Following the grant of these leases the Company immediately undertook a detailed desktop study and field trip to execute a targeted rock chip sampling programme across these newly granted tenements, with the results of this successful field work resulting in a significant increase in the exploration target of up to 27Mt grading between 58% and 62% Fe.
Work to advance the Hancock Project towards production continues, while in parallel the Company, supported by its corporate advisers Sternship Advisers, is assessing alternative strategic options for the project.
In May 2025 the Company completed a joint venture of its interest in Elizabeth Hill Silver with West Coast Silver Limited (ASX: WCE) receiving ~ US$0.6m in cash, retaining a 30% interest in the project and 30.5 million shares in WCE currently worth approximately US$4 million. Alien is free carried to decision to mine. Following re-capitalisation WCE undertook a successful drilling campaign with shallow silver intercepts showing up to 10,049 g/t Ag and has identified several high priority drill targets at Elizabeth Hill.

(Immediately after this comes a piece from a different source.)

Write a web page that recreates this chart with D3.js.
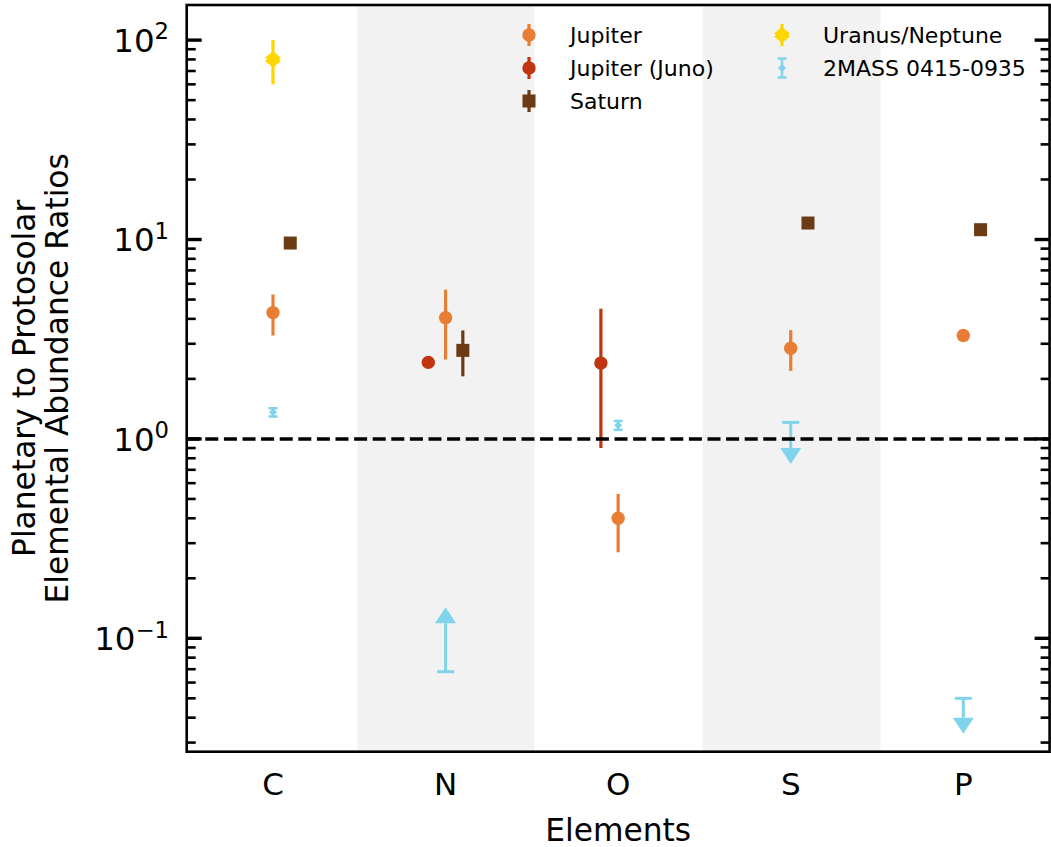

The Company has also received joint venture interest in the Pinderi Hills Project which is highly prospective for intrusive copper and nickel sulphide deposits at the base of the very large Munni Munni layered igneous complex, in addition to PGMs. Pinderi Hills contains the +2Moz PGM Munni Munni Platinum Group Metals (PGM) deposit. The project received a cooperative funding grant during the period as part of the Western Australian State Government-funded Exploration Incentive Scheme ("EIS"), acknowledging its potential value.
The Company raised £1m during May 2025 through Turner Pope Investments, one of Alien's brokers, and with improvement in share price we received a further £411,000 on the exercise of warrants, which had previously been issued to both advisers and investors as part of prior fundraises. We thank existing shareholders for their ongoing support and welcome new shareholders to the Company.
The months ahead will be pivotal. At Hancock, finalising a value-maximising opportunity is our clear priority, while continuing to advance permitting and engineering work in parallel, and furthering exploration plans at Vivash and Brockman. At Pinderi Hills, further exploration results will guide our approach to advancing PGMs.
In a market environment increasingly supportive of both iron ore and critical minerals, Alien is well positioned. With a strengthened technical and corporate team, supportive shareholders, and a diversified asset base, the Company remains focused on building value for shareholders through further development and or strategic transactions.
On behalf of the Board, I thank our shareholders for their continued support.
Guy Robertson
Executive Chairman
29 September 2025
Financial Highlights
In the six months ended 30 June 2025, the Company made an operating loss of US$1,245,140 (30 June 2024: US$579,000) and a basic and diluted loss per share of US$0.009 (30 June 2024: US$0.008).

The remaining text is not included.